The electricity distributor attributes the growth in demand to the continued investments in new and upgrading of existing transmission line to stabilize the national grid as well as connection of new customers which have both led to higher power usage.
According to Kenya Power Managing Director Dr Joseph Siror, projects which have contributed to grid stability include the completion of the Kimuka 220/66kV substation by Kenya Electricity Transmission Company (KETRACO) from which Kenya Power built four 66kV feeder lines to serve Nairobi and adjacent counties as well as timely completion of the 33kV double circuit interconnector between Narok and Bomet.
“The investment in upgrading transmission lines by Kenya Power and KETRACO has resulted in a more stable grid. In the last six months, we also connected over 198,535 new customers to the national grid.
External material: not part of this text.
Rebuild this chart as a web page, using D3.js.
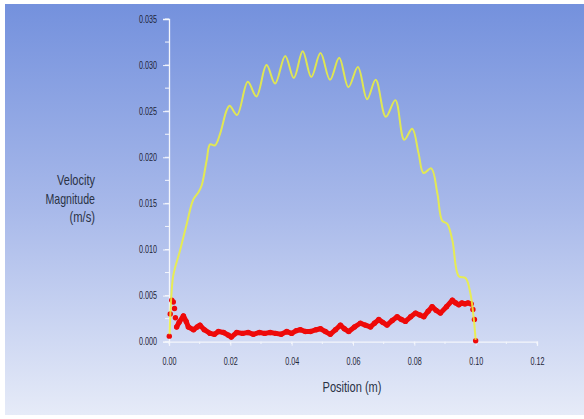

With improved grid stability and deployment of various connectivity projects, we expect a steady growth in electricity demand in the short and medium term,” said Dr Siror.
The firm says peak electricity demand has been steadily growing over the last 3 years with the growth rate gaining momentum in 2024.
Electricity demand exceeded the 2,000MW threshold towards the end of 2021 and peaked above 2,100 MW in 2022 but remained steadily below 2,200 MW in 2023 before regaining momentum in June 2024, Kenya Power stated.
“Looking at the trend, it took nearly two years for the peak demand to grow by 200 MW. However, since June last year, peak demand has grown by over 116 MW. This means that in the last 8 months alone peak demand has grown by an average of 14.5 MW per month. Last year we had 7 new peaks, as of December the Peak was 2,288 MW by January the peak was 2,304 MW,” added Dr Siror.
The electric utility now targets 289,121 new customers to be connected to the national grid upon completion of Last Mile Phases IV and V.
Other growth areas Kenya Power is eying to grow consumption and revenue include electric vehicles and e-cooking.
“In less than a year, we were billing less than 100,000 units of electricity on e-mobility accounts. Today, we are billing an average of 350,000 units from the accounts, representing more than triple the growth in electricity demand from this customer segment over this period,” he stated.
Last year, the firm announced a three year investment of Ksh 258 million to drive the uptake of electric vehicles and motorbikes in the country. The investment is expected to finance construction of charging stations across the country, and purchase of electric vehicles and motorbikes for company operation.
Keya Power has also set up four e-cooking hubs in Nairobi, Mombasa, Nakuru and Kisumu as it eyes the adoption of the technology in schools and hotels.